Watching actin grow to help understand cancer metastasis

Abstract

The actin-associated human protein palladin plays a pivotal role in cytoskeletal organization in normal and cancerous cells. In pancreatic and breast cancer cell lines, palladin expression levels have been shown to correlate with metastatic potential. Previous work established that palladin contributes to actin dynamics by promoting nucleation of actin, crosslink formation, and filament stabilization. Actin polymerization assays have revealed that the Ig3 domain of palladin is involved in the nucleation step of actin polymerization. Bulk fluorescence assays were used to demonstrate that palladin Ig3 increased the polymerization rate of actin; however, the morphology of the filaments and mechanism remain unclear.

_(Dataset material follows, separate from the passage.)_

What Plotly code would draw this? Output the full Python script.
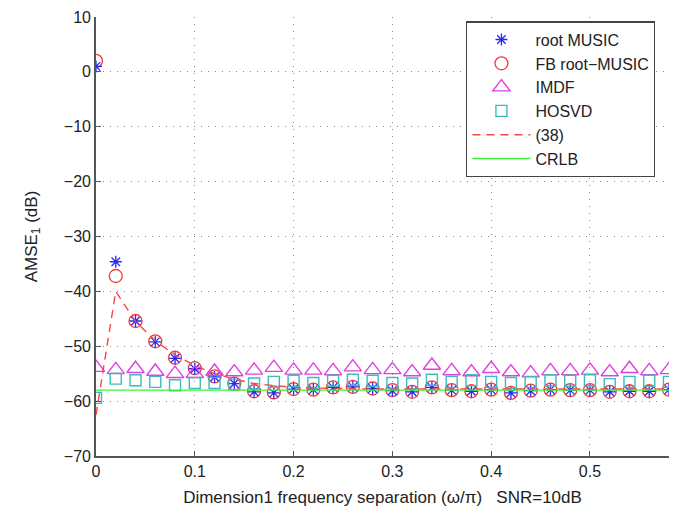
import plotly.graph_objects as go

# Frequency separation (omega/pi)
separation = [0.00, 0.02, 0.04, 0.06, 0.08, 0.10, 0.12, 0.14, 0.16, 0.18,
              0.20, 0.22, 0.24, 0.26, 0.28, 0.30, 0.32, 0.34, 0.36, 0.38,
              0.40, 0.42, 0.44, 0.46, 0.48, 0.50, 0.52, 0.54, 0.56, 0.58]

# AMSE_1 in dB for each estimator
root_music = [1.0, -34.6, -45.4, -49.2, -52.2, -54.1, -55.6, -56.8, -58.3, -58.5,
              -57.8, -57.9, -57.5, -57.4, -57.7, -58.1, -58.3, -57.5, -58.0, -58.2,
              -57.9, -58.5, -58.1, -57.9, -58.0, -58.0, -58.3, -58.2, -58.2, -57.9]
fb_root_music = [2.0, -37.2, -45.4, -49.1, -52.1, -54.0, -55.5, -56.8, -58.2, -58.4,
                 -57.8, -57.9, -57.5, -57.4, -57.7, -58.0, -58.3, -57.5, -58.0, -58.2,
                 -57.9, -58.5, -58.1, -57.9, -58.0, -58.0, -58.3, -58.2, -58.2, -57.9]
imdf = [-53.9, -54.3, -54.1, -54.6, -55.0, -55.0, -54.6, -54.7, -54.4, -53.9,
        -54.4, -54.4, -54.5, -53.8, -54.3, -54.3, -54.7, -53.5, -54.5, -54.7,
        -54.1, -54.7, -54.9, -54.5, -54.5, -54.4, -54.7, -54.1, -54.5, -54.3]
hosvd = [-59.4, -55.9, -56.2, -56.5, -57.1, -56.7, -56.7, -57.0, -56.8, -56.5,
         -56.3, -56.7, -56.3, -56.1, -56.3, -56.7, -56.8, -56.1, -56.5, -56.2,
         -56.5, -56.7, -56.5, -56.2, -56.3, -56.2, -56.9, -56.5, -56.3, -56.5]
eq38 = [-62.5, -40.0, -45.5, -49.0, -51.6, -53.5, -55.0, -56.0, -56.8, -57.2,
        -57.5, -57.6, -57.7, -57.7, -57.8, -57.8, -57.8, -57.8, -57.8, -57.8,
        -57.8, -57.8, -57.8, -57.8, -57.8, -57.8, -57.8, -57.8, -57.8, -57.8]
crlb = [-58.0] * len(separation)

x_ticks = [0, 0.1, 0.2, 0.3, 0.4, 0.5]
x_tick_text = ["0", "0.1", "0.2", "0.3", "0.4", "0.5"]
y_ticks = [10, 0, -10, -20, -30, -40, -50, -60, -70]
y_tick_text = ["10", "0", "\u221210", "\u221220", "\u221230", "\u221240", "\u221250", "\u221260", "\u221270"]

FONT = "Liberation Sans, Arial, sans-serif"

fig = go.Figure()
fig.add_trace(go.Scatter(x=separation, y=fb_root_music, mode="markers", name="FB root\u2212MUSIC",
                         marker=dict(symbol="circle-open", size=13, color="#f03c3c", line=dict(width=1.3)),
                         legendrank=2))
fig.add_trace(go.Scatter(x=separation, y=root_music, mode="markers", name="root MUSIC",
                         marker=dict(symbol="asterisk-open", size=10, color="#2a2af0", line=dict(width=1.3)),
                         legendrank=1))
fig.add_trace(go.Scatter(x=separation, y=imdf, mode="markers", name="IMDF",
                         marker=dict(symbol="triangle-up-open", size=15, color="#e040e0", line=dict(width=1.4)),
                         legendrank=3))
fig.add_trace(go.Scatter(x=separation, y=hosvd, mode="markers", name="HOSVD",
                         marker=dict(symbol="square-open", size=11, color="#3cbcbc", line=dict(width=1.4)),
                         legendrank=4))
fig.add_trace(go.Scatter(x=separation, y=eq38, mode="lines", name="(38)",
                         line=dict(color="#f04848", width=1.4, dash="8px,6px"),
                         legendrank=5))
fig.add_trace(go.Scatter(x=separation, y=crlb, mode="lines", name="CRLB",
                         line=dict(color="#3cf03c", width=1.4),
                         legendrank=6))

axis_common = dict(
    showline=True, linecolor="#555555", linewidth=1.6, mirror=False,
    showgrid=True, gridcolor="#8a8a8a", griddash="1px,6px", gridwidth=1.3,
    zeroline=False, ticks="inside", ticklen=5, tickcolor="#555555",
    tickfont=dict(family=FONT, size=16, color="#222222"),
)

fig.update_layout(
    width=678, height=513,
    margin=dict(l=96, r=9, t=10, b=55),
    paper_bgcolor="white", plot_bgcolor="white",
    font=dict(family=FONT, size=17, color="#222222"),
    xaxis=dict(range=[0, 0.58], tickvals=x_ticks, ticktext=x_tick_text,
               title=dict(text="Dimension1 frequency separation (\u03c9/\u03c0)   SNR=10dB",
                          font=dict(size=17), standoff=12),
               **axis_common),
    yaxis=dict(range=[-70, 10], tickvals=y_ticks, ticktext=y_tick_text,
               title=dict(text="AMSE<sub>1</sub> (dB)", font=dict(size=17), standoff=22),
               **axis_common),
    legend=dict(x=0.976, y=0.99, xanchor="right", yanchor="top",
                bgcolor="white", bordercolor="#444444", borderwidth=1.2,
                font=dict(size=16), tracegroupgap=0, itemwidth=58),
    showlegend=True,
)

fig.write_html("out.html")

It should also be noted that bulk assays cannot distinguish between increased nucleation, branching, or elongation. We have turned to total internal reflection fluorescence microscopy (TIRFm) to image individual actin filaments under different conditions to monitor actin polymerization dynamics and topology. This delves into areas of research that have previously been limited in bulk assay experiments and allows for tracking of actin polymerization in different phases: nucleation, early-stage polymerization, and late-stage polymerization. Up to this point, analysis of TIRFm images has been performed manually. Actin polymerized in the presence of palladin results in more crosslinking and suggests that the network morphology of the bundles may also be altered which we will detect and quantify using this technique. Recent work has shown that perturbations to actin polymerization rates can dramatically alter the architecture of crosslinked F-actin networks which could influence the metastatic motility of cancer cells.